- _Dataset section_
****************************************

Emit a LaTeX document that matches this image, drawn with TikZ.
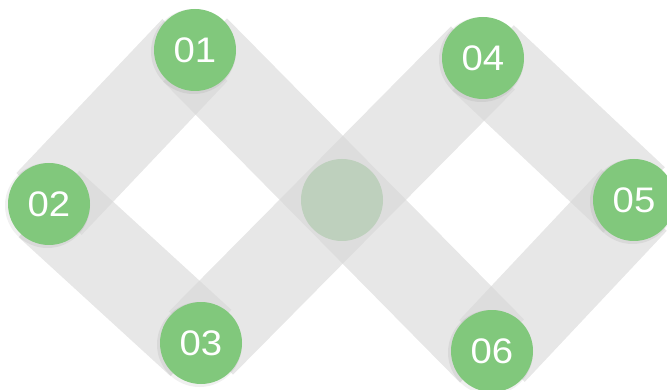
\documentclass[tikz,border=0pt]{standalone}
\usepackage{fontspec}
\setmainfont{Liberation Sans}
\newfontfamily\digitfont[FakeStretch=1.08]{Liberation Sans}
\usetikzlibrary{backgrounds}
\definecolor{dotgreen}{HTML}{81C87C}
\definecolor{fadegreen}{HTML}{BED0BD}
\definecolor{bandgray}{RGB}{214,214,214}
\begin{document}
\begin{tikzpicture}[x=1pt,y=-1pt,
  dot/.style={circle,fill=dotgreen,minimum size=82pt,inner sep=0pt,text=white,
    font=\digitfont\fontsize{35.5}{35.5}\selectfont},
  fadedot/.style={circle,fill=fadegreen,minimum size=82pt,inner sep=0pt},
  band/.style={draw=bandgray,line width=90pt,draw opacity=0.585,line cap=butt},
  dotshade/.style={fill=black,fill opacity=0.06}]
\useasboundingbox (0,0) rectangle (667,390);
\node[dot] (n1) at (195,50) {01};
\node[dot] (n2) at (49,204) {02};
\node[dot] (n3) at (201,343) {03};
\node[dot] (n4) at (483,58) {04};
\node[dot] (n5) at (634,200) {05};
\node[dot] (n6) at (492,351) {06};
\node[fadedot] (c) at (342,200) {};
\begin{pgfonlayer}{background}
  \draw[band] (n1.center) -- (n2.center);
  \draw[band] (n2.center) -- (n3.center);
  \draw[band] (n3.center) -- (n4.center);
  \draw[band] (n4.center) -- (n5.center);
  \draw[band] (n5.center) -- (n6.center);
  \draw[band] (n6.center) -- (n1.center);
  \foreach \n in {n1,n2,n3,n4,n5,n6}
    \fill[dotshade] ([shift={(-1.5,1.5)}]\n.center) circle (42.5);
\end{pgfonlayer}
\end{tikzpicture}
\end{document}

****************************************

- _Direction_
Copy the material above exactly and drop the pictures.

- _The output_
Emit a LaTeX document that matches this image, drawn with TikZ.
\documentclass[tikz,border=0pt]{standalone}
\usepackage{fontspec}
\setmainfont{Liberation Sans}
\newfontfamily\digitfont[FakeStretch=1.08]{Liberation Sans}
\usetikzlibrary{backgrounds}
\definecolor{dotgreen}{HTML}{81C87C}
\definecolor{fadegreen}{HTML}{BED0BD}
\definecolor{bandgray}{RGB}{214,214,214}
\begin{document}
\begin{tikzpicture}[x=1pt,y=-1pt,
  dot/.style={circle,fill=dotgreen,minimum size=82pt,inner sep=0pt,text=white,
    font=\digitfont\fontsize{35.5}{35.5}\selectfont},
  fadedot/.style={circle,fill=fadegreen,minimum size=82pt,inner sep=0pt},
  band/.style={draw=bandgray,line width=90pt,draw opacity=0.585,line cap=butt},
  dotshade/.style={fill=black,fill opacity=0.06}]
\useasboundingbox (0,0) rectangle (667,390);
\node[dot] (n1) at (195,50) {01};
\node[dot] (n2) at (49,204) {02};
\node[dot] (n3) at (201,343) {03};
\node[dot] (n4) at (483,58) {04};
\node[dot] (n5) at (634,200) {05};
\node[dot] (n6) at (492,351) {06};
\node[fadedot] (c) at (342,200) {};
\begin{pgfonlayer}{background}
  \draw[band] (n1.center) -- (n2.center);
  \draw[band] (n2.center) -- (n3.center);
  \draw[band] (n3.center) -- (n4.center);
  \draw[band] (n4.center) -- (n5.center);
  \draw[band] (n5.center) -- (n6.center);
  \draw[band] (n6.center) -- (n1.center);
  \foreach \n in {n1,n2,n3,n4,n5,n6}
    \fill[dotshade] ([shift={(-1.5,1.5)}]\n.center) circle (42.5);
\end{pgfonlayer}
\end{tikzpicture}
\end{document}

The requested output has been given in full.